On the matter of privacy rights, the FOI Act recognises the strong public interest in the protection of the right to privacy, both in the language of section 37 and in the Long Title to the Act (which makes clear that the release of records under FOI must be consistent with the right to privacy). It is also worth noting that the right to privacy has a constitutional dimension, (as one of the unenumerated personal rights under the Constitution.) Privacy rights will therefore be set aside only where the public interest served by granting the request (and breaching those rights) is sufficiently strong to outweigh the public interest in protecting privacy.
In essence, the applicant argued that the letter comprised a recommendation of involuntary admission and that it failed to meet certain requirements for such a recommendation under the Mental Health Act 2001. It is not within the remit of this Office to examine the appropriateness of the HSE's actions in respect of the involuntary admission.

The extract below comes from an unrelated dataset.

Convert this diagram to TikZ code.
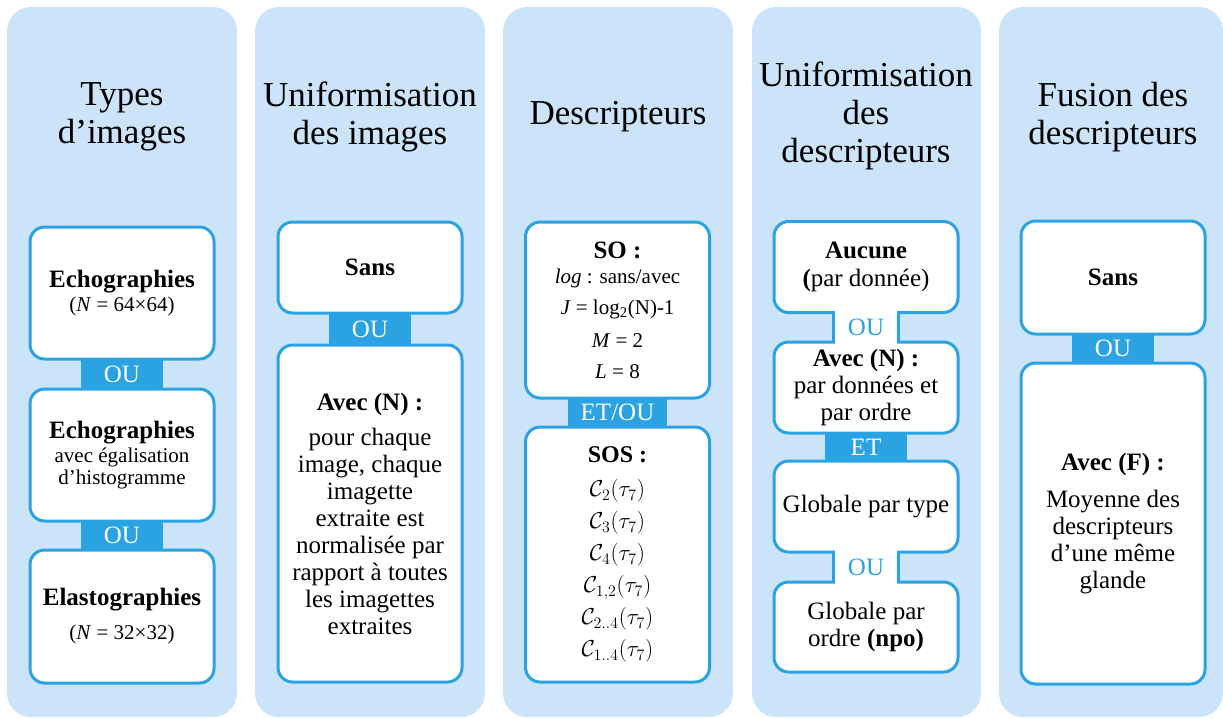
\documentclass[tikz,border=0pt]{standalone}
\usepackage{fontspec}
\setmainfont{Liberation Serif}
\usetikzlibrary{calc}
\definecolor{colbg}{HTML}{CCE4FA}
\definecolor{optblue}{HTML}{2BA3E3}

\begin{document}
\begin{tikzpicture}[x=0.75pt, y=-0.75pt,
  col/.style={fill=colbg, rounded corners=18pt},
  title/.style={align=center, font=\fontsize{26.25}{28.5}\selectfont},
  opt/.style={draw=optblue, line width=2.25pt, fill=white, rounded corners=11pt,
              minimum width=138pt, align=center, inner sep=0pt, outer sep=0pt,
              font=\fontsize{18.75}{20.25}\selectfont},
  link/.style={fill=optblue},
  linktext/.style={text=white, inner sep=0pt, font=\fontsize{18.75}{20}\selectfont},
  necktext/.style={text=optblue, inner sep=0pt, font=\fontsize{18.75}{20}\selectfont},
  neck/.style={draw=optblue, line width=2.25pt}
]
  \useasboundingbox (0,0) rectangle (1223,718);
  % column backgrounds
  \foreach \x/\w in {7/230,255/230,503/230,752/229,999/224}{\fill[col] (\x,7) rectangle ++(\w,710);}
  % titles
  \node[title] (t1) at (122,117) {Types\\d’images};
  \node[title] (t2) at (370,117) {Uniformisation\\des images};
  \node[title] (t3) at (618,117) {Descripteurs};
  \node[title] (t4) at (866,116) {Uniformisation\\des\\descripteurs};
  \node[title] (t5) at (1113,117) {Fusion des\\descripteurs};
  % types d'images
  \node[opt, minimum height=99pt] (e1) at (122,293)
    {\textbf{Echographies}\\[-2.25pt]{\fontsize{15.75}{18}\selectfont(\textit{N} = 64×64)}};
  \node[opt, minimum height=99pt] (e2) at (122,455)
    {\textbf{Echographies}\\[-2.25pt]{\fontsize{15.75}{18}\selectfont avec égalisation}\\[-3.75pt]{\fontsize{15.75}{18}\selectfont d’histogramme}};
  \node[opt, minimum height=99.75pt] (e3) at (122,616.5)
    {\textbf{Elastographies}\\[5.25pt]{\fontsize{15.75}{18}\selectfont(\textit{N} = 32×32)}};
  % uniformisation des images
  \node[opt, minimum height=68.25pt] (u1) at (370,267.5) {\textbf{Sans}};
  \node[opt, minimum height=252.75pt] (u2) at (370,513.5)
    {\textbf{Avec (N) :}\\[6pt]pour chaque\\image, chaque\\imagette\\extraite est\\normalisée par\\rapport à toutes\\les imagettes\\extraites};
  % descripteurs
  \node[opt, minimum height=132pt, font=\fontsize{15.75}{18.75}\selectfont] (d1) at (617.5,310)
    {{\fontsize{18.75}{20}\selectfont\textbf{SO :}}\\\textit{log} : sans/avec\\[4.5pt]\textit{J} = log\textsubscript{2}(N)-1\\[6pt]\textit{M} = 2\\[4.5pt]\textit{L} = 8};
  \node[opt, minimum height=191.25pt, font=\fontsize{18}{24}\selectfont] (d2) at (617.5,554.5)
    {\textbf{SOS :}\\[2pt]$\mathcal{C}_{2}(\tau_{7})$\\$\mathcal{C}_{3}(\tau_{7})$\\$\mathcal{C}_{4}(\tau_{7})$\\$\mathcal{C}_{1,2}(\tau_{7})$\\$\mathcal{C}_{2..4}(\tau_{7})$\\$\mathcal{C}_{1..4}(\tau_{7})$};
  % uniformisation des descripteurs
  \node[opt, minimum height=68.25pt] (a1) at (866,267) {\textbf{Aucune}\\[0.75pt]\textbf{(}par donnée)};
  \node[opt, minimum height=68.25pt] (a2) at (866,387.5) {\textbf{Avec (N) :}\\par données et\\par ordre};
  \node[opt, minimum height=68.25pt] (a3) at (866,506.5) {Globale par type};
  \node[opt, minimum height=67.5pt] (a4) at (866,627) {Globale par\\ordre \textbf{(npo)}};
  % fusion des descripteurs
  \node[opt, minimum height=84.75pt] (f1) at (1113,277.5) {\textbf{Sans}};
  \node[opt, minimum height=240.75pt] (f2) at (1113,523.5)
    {\textbf{Avec (F) :}\\[7.5pt]Moyenne des\\descripteurs\\d’une même\\glande};
  % OU / ET bars
  \foreach \a/\b/\t in {e1/e2/OU,e2/e3/OU,u1/u2/OU,a2/a3/ET,f1/f2/OU}{
    \fill[link] ($(\a.south)+(-41,0)$) rectangle ($(\b.north)+(41,0)$);
    \node[linktext] at ($(\a.south)!0.5!(\b.north)$) {\t};
  }
  \fill[link] ($(d1.south)+(-49.5,0)$) rectangle ($(d2.north)+(49.5,0)$);
  \node[linktext] at ($(d1.south)!0.5!(d2.north)$) {ET/OU};
  % white necks
  \foreach \a/\b in {a1/a2,a3/a4}{
    \fill[white] ($(\a.south)+(-31,-2)$) rectangle ($(\b.north)+(31,2)$);
    \draw[neck] ($(\a.south)+(-32.5,0)$) -- ($(\b.north)+(-32.5,0)$);
    \draw[neck] ($(\a.south)+(32.5,0)$) -- ($(\b.north)+(32.5,0)$);
    \node[necktext] at ($(\a.south)!0.5!(\b.north)$) {OU};
  }
\end{tikzpicture}
\end{document}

I am restricted to considering whether the public interest in the release of the record sought outweighs, on balance, the privacy rights of the relevant third parties. Bearing in mind that release under the FOI Act is treated as release to the world at large, and in light of the strong protections afforded to privacy rights under the Act, I find that it does not. I am satisfied that section 37(5)(a) does not apply in the circumstances. I find therefore that the HSE is justified in refusing access to the record, under section 37(1) of the FOI Act.
Given my findings regarding section 37 of the FOI Act, there is no need for me to consider the section 35 exemption in this review.
Having carried out a review under section 22(2) of the FOI Act, I hereby affirm the decision of the HSE to refuse access to the record at issue under section 37 of the FOI Act.
Section 24 of the FOI Act sets out detailed provisions for an appeal to the High Court by a party to a review, or any other person affected by the decision. In summary, such an appeal, normally on a point of law, must be initiated not later than four weeks after notice of the decision was given to the person bringing the appeal.